MATERIAL start

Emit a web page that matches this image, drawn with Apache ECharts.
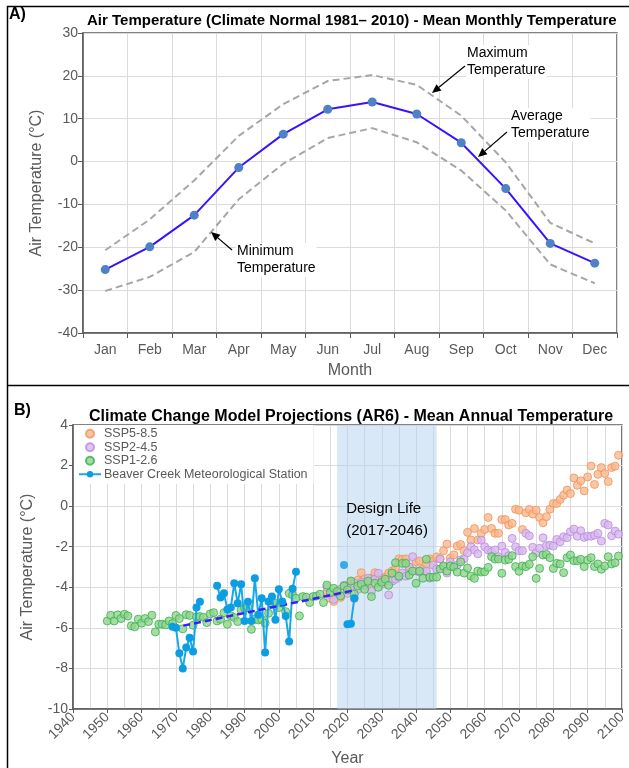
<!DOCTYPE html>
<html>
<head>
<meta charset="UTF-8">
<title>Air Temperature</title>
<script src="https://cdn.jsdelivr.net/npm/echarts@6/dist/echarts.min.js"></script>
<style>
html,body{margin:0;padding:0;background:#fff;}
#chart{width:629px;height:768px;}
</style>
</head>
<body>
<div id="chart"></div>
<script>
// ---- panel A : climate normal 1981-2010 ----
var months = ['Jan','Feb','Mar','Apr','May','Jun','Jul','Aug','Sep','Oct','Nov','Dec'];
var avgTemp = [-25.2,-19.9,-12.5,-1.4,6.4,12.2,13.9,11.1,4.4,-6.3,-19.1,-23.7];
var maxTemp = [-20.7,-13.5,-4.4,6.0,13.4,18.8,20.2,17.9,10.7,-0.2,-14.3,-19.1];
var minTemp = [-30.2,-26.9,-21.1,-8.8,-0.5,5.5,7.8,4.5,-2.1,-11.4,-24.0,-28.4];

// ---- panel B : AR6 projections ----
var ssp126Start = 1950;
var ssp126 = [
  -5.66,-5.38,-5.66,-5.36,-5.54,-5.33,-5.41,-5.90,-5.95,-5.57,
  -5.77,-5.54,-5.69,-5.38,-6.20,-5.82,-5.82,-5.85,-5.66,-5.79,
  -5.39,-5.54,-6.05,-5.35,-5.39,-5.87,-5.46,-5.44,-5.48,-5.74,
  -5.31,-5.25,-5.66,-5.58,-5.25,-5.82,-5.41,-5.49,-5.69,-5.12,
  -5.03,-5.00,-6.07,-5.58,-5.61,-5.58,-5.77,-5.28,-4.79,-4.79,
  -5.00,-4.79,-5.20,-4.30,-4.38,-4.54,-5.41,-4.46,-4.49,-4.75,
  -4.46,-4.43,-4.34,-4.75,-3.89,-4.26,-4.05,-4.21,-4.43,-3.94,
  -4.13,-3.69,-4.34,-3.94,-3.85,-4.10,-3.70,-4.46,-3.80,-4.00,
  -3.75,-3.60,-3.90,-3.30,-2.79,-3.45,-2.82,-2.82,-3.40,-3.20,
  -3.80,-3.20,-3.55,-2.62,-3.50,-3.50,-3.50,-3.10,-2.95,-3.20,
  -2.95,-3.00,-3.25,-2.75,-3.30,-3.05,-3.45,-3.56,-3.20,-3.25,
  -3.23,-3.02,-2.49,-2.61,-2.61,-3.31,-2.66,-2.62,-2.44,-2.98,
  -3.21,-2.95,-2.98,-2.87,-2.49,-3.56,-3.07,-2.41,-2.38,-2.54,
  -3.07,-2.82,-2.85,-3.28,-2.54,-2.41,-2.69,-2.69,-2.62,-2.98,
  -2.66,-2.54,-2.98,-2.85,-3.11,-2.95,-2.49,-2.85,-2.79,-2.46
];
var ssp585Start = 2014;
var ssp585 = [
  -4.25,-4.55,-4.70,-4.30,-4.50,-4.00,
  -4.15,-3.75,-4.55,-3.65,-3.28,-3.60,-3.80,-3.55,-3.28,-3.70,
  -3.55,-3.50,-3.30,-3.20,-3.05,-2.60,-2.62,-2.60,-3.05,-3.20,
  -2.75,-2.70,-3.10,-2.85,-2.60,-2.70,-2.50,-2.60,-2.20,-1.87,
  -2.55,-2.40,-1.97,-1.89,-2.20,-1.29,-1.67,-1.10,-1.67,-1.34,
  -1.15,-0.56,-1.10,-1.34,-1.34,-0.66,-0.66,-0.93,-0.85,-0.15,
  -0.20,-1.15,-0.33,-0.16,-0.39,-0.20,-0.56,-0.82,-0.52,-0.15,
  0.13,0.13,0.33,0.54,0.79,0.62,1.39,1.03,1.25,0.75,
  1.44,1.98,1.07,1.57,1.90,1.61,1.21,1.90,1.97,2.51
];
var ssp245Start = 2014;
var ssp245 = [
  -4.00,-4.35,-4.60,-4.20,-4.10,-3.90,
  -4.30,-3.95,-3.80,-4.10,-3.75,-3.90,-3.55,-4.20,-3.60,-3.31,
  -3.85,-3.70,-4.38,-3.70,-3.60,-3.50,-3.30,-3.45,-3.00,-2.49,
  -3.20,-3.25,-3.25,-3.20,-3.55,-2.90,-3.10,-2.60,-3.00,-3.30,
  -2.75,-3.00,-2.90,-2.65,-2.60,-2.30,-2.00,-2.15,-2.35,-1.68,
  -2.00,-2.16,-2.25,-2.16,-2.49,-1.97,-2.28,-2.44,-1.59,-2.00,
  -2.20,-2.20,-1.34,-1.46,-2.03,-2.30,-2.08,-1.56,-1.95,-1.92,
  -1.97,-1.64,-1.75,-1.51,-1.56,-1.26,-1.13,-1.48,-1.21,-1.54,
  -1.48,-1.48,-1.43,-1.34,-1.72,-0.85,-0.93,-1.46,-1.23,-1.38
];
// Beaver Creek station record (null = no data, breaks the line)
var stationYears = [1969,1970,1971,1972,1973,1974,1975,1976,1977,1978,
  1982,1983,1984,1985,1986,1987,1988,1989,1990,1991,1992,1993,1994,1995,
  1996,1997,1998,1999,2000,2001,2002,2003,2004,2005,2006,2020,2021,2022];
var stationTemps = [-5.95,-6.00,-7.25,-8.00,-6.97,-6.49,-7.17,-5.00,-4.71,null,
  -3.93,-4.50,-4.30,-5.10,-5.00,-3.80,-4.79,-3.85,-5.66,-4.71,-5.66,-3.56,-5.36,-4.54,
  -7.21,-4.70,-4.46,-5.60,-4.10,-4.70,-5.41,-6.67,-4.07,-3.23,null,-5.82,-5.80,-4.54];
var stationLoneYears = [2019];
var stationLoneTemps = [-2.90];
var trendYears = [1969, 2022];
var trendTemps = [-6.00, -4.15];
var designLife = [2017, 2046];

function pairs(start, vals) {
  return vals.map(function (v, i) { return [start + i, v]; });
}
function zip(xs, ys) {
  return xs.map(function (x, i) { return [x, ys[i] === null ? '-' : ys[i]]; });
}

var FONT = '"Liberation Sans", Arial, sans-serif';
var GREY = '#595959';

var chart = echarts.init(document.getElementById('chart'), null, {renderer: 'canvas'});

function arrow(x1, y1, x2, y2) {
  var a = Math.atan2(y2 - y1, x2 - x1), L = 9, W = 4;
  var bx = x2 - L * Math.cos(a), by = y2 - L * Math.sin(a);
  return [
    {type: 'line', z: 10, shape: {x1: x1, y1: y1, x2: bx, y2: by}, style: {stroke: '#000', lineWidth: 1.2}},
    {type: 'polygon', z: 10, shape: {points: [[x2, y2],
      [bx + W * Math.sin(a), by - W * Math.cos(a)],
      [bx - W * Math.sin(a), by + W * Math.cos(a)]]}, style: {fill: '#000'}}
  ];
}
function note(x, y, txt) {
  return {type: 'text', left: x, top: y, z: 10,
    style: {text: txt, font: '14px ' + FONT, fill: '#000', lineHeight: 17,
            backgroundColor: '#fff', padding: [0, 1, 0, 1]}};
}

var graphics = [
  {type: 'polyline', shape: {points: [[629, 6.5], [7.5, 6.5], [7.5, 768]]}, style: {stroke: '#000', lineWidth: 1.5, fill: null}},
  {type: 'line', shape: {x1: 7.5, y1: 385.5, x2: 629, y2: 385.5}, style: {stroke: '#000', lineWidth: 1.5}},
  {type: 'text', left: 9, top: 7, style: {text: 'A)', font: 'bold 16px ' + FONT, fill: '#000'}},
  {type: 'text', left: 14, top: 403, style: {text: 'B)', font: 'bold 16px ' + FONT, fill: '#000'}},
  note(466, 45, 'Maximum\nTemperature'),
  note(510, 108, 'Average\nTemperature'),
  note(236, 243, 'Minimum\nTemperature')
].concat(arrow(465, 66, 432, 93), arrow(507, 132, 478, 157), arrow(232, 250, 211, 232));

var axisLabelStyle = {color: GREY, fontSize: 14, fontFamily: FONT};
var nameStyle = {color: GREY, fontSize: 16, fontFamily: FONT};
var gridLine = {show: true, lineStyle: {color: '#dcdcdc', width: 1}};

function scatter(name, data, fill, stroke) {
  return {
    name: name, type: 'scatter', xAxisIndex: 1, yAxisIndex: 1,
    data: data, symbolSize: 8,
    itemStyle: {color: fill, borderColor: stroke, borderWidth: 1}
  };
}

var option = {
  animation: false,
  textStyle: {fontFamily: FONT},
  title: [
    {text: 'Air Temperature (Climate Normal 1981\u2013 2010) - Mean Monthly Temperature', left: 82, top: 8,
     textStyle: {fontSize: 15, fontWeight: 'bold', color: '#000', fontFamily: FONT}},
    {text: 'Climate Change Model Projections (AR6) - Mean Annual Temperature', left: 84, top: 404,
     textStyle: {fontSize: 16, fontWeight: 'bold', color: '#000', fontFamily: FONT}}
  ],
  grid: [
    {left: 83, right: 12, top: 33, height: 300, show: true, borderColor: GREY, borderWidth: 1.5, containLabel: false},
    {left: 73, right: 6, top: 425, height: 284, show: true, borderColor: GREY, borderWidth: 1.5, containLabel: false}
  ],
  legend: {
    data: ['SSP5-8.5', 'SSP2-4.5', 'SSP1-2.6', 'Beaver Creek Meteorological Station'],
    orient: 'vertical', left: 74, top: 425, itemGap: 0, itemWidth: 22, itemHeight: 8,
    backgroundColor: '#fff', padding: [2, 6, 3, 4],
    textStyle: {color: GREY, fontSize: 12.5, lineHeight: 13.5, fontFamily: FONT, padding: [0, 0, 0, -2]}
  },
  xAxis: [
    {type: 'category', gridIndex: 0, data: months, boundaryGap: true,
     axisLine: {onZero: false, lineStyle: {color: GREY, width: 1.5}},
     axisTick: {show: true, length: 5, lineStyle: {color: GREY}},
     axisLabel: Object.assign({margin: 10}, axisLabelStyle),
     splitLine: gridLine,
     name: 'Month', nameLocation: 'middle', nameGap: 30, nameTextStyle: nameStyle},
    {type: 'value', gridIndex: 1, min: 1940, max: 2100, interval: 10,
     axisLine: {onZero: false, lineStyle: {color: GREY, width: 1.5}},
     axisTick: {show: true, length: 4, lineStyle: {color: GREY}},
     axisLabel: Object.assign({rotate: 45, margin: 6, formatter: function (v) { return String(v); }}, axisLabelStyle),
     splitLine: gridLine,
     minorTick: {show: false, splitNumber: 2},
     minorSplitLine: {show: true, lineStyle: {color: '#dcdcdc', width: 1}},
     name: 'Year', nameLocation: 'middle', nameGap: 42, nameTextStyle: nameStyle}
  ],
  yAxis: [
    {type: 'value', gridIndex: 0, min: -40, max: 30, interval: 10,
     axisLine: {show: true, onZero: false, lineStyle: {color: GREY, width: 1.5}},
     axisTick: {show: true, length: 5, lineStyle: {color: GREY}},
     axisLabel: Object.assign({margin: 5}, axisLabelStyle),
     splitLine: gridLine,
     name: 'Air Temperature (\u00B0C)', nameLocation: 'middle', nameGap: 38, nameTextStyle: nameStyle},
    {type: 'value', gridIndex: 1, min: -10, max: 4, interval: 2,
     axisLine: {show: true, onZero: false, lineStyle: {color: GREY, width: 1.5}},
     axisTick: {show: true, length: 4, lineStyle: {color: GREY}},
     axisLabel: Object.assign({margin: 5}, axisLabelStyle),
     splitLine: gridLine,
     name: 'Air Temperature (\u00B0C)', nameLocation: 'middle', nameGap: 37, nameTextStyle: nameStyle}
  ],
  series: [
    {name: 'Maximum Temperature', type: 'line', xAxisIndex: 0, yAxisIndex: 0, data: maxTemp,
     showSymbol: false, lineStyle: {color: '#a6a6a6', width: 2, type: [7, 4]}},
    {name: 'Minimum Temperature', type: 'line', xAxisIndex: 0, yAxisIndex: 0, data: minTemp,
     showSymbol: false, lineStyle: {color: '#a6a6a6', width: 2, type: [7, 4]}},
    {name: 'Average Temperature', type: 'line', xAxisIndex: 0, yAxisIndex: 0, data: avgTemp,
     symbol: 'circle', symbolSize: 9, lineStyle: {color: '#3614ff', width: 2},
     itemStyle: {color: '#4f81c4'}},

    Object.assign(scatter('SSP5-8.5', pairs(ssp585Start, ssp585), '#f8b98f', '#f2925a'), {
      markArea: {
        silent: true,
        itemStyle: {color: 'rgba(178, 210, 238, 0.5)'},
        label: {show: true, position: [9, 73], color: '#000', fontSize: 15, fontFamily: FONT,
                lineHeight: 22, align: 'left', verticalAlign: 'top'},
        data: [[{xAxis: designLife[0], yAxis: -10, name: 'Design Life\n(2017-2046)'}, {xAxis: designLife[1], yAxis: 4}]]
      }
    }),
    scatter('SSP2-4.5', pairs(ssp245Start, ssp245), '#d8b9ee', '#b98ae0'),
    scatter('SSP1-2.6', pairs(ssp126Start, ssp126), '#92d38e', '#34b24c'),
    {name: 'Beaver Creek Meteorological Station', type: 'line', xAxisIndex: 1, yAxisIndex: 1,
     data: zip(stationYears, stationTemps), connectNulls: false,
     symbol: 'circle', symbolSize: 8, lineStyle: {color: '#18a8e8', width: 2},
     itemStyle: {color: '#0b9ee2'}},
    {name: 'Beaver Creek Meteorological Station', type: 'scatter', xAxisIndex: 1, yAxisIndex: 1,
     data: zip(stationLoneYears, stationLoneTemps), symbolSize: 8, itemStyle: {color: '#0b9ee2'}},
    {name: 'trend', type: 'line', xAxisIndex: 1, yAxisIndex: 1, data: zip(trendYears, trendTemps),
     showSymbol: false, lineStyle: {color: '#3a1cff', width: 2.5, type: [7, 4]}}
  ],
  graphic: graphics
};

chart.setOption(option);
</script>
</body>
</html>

MATERIAL end
MATERIAL start

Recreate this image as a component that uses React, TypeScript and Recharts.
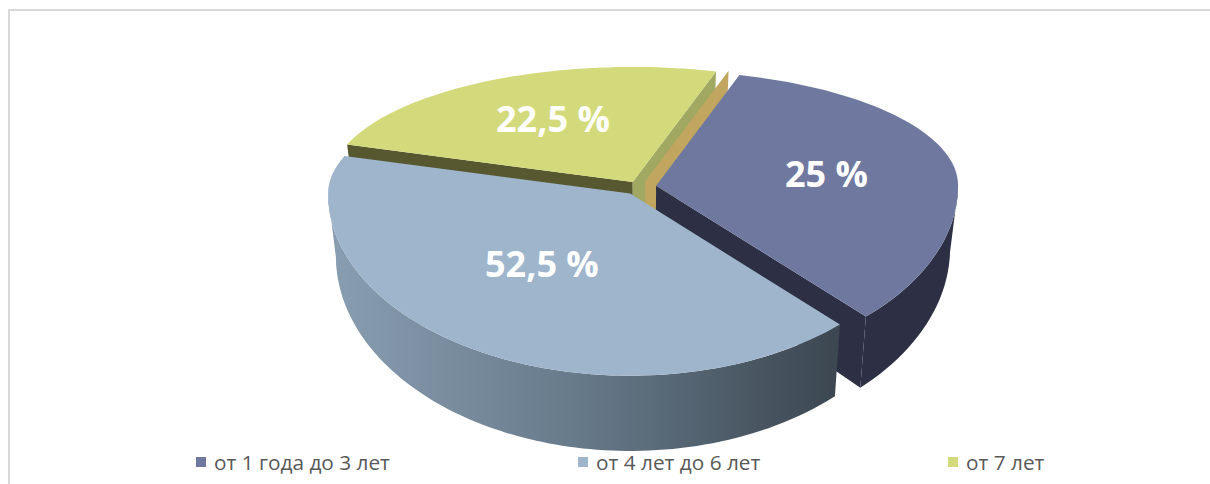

MATERIAL end
MATERIAL start

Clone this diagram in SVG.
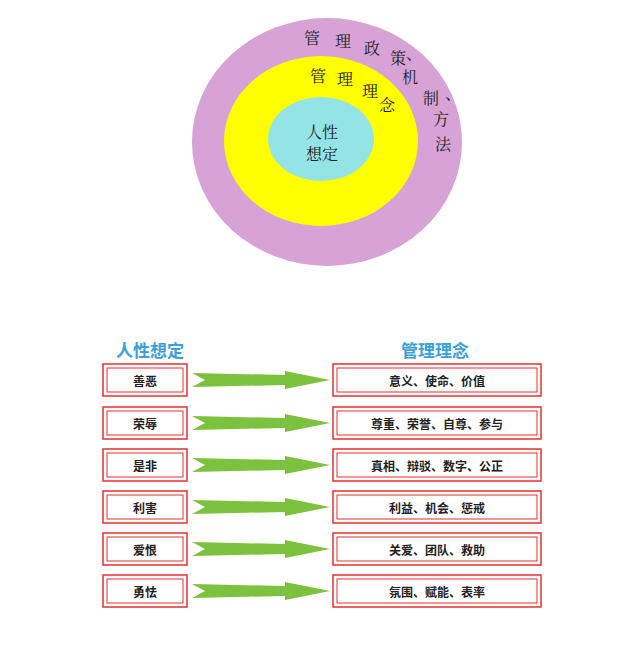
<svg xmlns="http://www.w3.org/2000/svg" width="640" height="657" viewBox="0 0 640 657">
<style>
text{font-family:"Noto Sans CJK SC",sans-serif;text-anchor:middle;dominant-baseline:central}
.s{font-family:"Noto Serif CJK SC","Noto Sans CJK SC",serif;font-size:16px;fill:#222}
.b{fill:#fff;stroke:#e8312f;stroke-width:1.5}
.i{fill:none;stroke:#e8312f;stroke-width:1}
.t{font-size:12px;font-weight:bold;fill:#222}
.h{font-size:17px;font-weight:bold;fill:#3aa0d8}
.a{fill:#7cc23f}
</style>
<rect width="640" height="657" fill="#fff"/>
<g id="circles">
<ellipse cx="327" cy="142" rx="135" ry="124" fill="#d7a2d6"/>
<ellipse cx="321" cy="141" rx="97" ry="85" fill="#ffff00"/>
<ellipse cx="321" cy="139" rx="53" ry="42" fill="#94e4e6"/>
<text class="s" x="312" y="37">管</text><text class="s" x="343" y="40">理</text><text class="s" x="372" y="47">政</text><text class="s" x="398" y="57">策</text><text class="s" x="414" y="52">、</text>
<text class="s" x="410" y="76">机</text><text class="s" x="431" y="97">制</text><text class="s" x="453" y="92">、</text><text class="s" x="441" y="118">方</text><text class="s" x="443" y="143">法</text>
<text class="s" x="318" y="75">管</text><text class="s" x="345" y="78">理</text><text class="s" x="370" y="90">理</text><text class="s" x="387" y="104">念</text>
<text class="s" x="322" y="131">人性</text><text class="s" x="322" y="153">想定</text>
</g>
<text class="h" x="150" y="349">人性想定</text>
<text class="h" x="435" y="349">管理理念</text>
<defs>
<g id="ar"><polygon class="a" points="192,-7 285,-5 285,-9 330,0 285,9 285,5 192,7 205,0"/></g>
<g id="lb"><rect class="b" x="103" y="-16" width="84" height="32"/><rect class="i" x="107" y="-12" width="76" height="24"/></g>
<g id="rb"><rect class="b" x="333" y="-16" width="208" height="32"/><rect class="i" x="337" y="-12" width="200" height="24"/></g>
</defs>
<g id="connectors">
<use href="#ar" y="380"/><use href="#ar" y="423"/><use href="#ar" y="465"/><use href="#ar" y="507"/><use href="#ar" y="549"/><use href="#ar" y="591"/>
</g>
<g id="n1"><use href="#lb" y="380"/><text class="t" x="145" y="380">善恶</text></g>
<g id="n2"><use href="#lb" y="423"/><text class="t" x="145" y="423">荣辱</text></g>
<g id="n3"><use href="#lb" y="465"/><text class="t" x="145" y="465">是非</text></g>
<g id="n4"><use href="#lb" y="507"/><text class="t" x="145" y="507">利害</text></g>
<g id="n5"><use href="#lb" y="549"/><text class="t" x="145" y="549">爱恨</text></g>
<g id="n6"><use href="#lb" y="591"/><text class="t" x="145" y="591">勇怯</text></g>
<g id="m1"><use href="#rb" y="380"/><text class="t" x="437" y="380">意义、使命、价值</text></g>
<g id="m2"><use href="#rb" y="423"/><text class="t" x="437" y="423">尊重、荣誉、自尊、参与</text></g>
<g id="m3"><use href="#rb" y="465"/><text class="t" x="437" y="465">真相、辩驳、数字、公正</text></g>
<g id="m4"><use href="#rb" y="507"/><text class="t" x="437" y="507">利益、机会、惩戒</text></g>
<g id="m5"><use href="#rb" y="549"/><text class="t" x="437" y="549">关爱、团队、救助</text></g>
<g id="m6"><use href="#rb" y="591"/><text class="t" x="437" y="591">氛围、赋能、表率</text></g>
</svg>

MATERIAL end

WHAT NEEDS TO BE DONE — Work out how many lines of the listing above include the word "this". Reply with nothing but the count.

OUTPUT OF THE TASK — 3